> **WRITTEN EXERCISE**:
Report only the number of lines in the records that contain the word "this".

Data extracted from a collection:
--- start ---

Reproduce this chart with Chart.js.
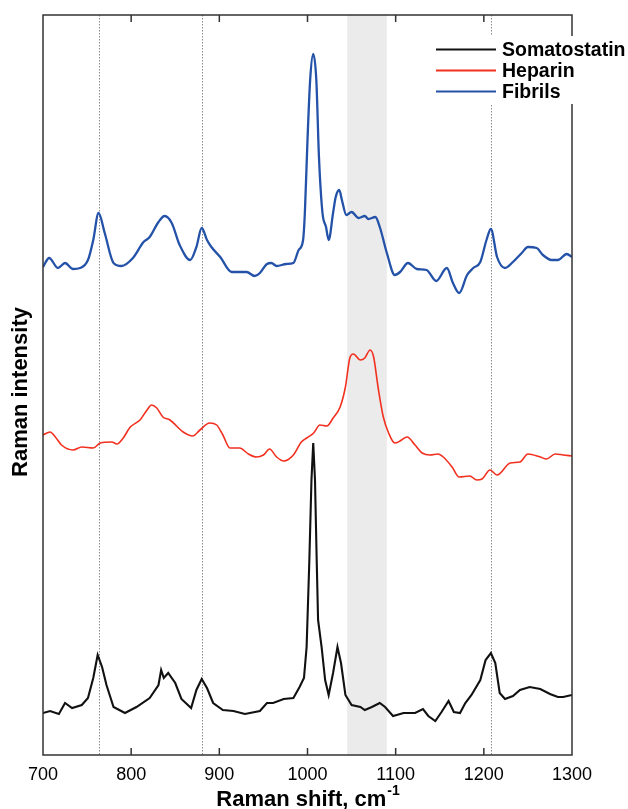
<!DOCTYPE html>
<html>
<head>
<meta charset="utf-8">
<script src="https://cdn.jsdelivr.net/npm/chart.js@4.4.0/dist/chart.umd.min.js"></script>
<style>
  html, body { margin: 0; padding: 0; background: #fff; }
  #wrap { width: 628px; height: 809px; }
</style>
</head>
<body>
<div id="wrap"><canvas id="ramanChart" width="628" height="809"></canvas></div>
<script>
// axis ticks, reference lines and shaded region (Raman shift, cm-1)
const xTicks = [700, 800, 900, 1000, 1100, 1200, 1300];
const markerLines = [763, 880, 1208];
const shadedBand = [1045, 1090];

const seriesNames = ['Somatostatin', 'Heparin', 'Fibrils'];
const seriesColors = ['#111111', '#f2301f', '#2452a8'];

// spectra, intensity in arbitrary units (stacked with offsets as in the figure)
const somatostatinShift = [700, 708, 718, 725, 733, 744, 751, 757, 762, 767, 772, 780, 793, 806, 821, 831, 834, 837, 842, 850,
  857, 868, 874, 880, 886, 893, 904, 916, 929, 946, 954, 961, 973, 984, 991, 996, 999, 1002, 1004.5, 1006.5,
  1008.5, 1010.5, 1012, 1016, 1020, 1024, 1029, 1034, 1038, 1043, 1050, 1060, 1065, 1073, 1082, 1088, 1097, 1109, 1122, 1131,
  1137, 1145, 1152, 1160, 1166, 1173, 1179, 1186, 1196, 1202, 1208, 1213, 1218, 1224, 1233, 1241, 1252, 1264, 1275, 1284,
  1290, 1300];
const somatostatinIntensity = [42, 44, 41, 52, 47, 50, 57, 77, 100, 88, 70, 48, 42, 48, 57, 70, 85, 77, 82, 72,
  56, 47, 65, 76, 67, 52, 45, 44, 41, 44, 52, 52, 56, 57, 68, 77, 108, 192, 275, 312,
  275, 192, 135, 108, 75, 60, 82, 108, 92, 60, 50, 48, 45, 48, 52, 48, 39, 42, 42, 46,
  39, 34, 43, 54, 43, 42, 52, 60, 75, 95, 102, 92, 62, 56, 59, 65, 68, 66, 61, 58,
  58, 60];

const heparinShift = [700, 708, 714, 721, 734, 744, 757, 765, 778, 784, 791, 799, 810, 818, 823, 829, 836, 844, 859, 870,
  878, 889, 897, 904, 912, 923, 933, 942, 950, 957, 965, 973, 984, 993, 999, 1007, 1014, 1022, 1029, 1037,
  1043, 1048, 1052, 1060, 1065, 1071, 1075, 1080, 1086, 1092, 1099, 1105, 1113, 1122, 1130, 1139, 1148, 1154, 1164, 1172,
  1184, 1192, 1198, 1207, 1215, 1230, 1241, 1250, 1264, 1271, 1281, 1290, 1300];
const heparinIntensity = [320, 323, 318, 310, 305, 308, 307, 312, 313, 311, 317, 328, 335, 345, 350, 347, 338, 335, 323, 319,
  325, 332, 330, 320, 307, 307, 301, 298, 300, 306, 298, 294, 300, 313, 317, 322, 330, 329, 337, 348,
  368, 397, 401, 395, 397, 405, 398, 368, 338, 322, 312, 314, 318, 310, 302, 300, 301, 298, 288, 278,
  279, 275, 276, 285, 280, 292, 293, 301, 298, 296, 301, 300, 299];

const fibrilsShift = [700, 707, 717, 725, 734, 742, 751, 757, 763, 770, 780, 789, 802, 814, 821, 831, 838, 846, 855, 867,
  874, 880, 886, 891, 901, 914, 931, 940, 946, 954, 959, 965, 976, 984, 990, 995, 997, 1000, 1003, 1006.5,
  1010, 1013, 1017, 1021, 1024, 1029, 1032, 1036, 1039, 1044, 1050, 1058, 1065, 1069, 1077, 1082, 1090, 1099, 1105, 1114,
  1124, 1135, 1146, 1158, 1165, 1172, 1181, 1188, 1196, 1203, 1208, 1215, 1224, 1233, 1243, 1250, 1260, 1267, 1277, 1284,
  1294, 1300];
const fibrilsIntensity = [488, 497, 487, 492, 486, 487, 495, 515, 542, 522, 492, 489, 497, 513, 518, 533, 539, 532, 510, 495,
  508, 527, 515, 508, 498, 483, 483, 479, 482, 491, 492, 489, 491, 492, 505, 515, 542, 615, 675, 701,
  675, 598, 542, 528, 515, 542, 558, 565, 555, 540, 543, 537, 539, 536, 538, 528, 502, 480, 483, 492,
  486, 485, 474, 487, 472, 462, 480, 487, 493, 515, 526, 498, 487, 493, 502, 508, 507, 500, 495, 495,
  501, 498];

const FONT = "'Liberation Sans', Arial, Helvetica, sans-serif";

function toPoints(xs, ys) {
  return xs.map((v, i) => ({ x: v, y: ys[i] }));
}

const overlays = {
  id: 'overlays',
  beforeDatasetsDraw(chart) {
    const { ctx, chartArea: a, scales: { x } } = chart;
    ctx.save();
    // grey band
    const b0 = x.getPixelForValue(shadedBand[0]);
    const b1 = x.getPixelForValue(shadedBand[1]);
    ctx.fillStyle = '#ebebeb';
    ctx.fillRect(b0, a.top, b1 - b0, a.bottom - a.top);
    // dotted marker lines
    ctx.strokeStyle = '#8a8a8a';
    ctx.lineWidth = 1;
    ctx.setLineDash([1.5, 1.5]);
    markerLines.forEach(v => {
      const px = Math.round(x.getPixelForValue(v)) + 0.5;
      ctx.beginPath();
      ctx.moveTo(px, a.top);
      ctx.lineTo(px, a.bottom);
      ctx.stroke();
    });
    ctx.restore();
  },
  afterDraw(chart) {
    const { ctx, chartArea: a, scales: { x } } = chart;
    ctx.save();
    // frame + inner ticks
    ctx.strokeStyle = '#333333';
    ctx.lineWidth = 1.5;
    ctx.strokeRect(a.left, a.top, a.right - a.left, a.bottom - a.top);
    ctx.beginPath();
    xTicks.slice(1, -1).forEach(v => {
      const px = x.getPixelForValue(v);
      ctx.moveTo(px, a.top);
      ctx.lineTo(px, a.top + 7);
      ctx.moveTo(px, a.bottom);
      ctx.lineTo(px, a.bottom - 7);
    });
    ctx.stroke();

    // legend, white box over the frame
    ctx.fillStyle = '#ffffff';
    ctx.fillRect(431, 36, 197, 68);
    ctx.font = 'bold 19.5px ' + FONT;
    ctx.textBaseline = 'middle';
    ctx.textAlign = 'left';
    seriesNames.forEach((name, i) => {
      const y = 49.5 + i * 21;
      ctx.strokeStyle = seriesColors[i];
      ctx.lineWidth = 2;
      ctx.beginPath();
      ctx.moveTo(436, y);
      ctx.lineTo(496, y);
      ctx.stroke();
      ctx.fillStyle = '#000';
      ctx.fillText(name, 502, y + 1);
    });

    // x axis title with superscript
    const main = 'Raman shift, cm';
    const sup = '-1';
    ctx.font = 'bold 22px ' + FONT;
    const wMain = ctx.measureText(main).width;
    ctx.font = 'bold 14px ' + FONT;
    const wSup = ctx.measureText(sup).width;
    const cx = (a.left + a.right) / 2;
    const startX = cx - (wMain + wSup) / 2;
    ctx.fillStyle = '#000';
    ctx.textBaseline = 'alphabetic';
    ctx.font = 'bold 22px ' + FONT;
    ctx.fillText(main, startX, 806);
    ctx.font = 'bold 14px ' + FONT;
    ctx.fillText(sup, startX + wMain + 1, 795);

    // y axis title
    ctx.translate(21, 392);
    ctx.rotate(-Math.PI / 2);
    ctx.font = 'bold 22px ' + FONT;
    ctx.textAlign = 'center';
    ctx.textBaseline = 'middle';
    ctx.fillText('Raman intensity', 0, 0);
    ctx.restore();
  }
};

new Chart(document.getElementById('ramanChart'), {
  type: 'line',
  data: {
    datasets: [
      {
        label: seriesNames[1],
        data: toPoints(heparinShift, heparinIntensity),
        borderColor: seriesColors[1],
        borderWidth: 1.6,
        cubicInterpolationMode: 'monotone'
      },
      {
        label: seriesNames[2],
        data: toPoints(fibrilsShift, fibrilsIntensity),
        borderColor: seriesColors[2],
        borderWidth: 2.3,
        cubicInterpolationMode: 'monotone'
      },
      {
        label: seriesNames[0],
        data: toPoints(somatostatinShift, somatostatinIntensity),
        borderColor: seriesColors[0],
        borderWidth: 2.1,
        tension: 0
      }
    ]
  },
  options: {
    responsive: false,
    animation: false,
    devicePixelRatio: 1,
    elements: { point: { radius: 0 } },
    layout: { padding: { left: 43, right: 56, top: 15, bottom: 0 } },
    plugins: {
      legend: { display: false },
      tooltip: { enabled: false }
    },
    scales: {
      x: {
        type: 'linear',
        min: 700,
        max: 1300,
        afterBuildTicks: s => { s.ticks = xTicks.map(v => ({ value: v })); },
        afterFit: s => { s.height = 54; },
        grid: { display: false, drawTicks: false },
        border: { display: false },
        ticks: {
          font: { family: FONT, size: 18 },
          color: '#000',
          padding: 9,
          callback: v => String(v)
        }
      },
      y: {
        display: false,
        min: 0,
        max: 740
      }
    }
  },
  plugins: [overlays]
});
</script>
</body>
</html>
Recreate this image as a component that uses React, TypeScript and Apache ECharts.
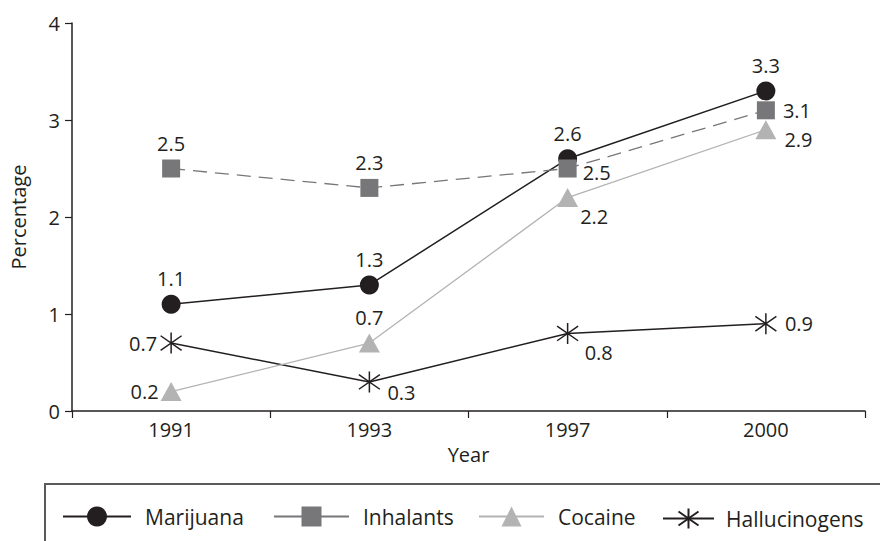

--- end ---

> **SOLUTION TO THE PROBLEM**:
2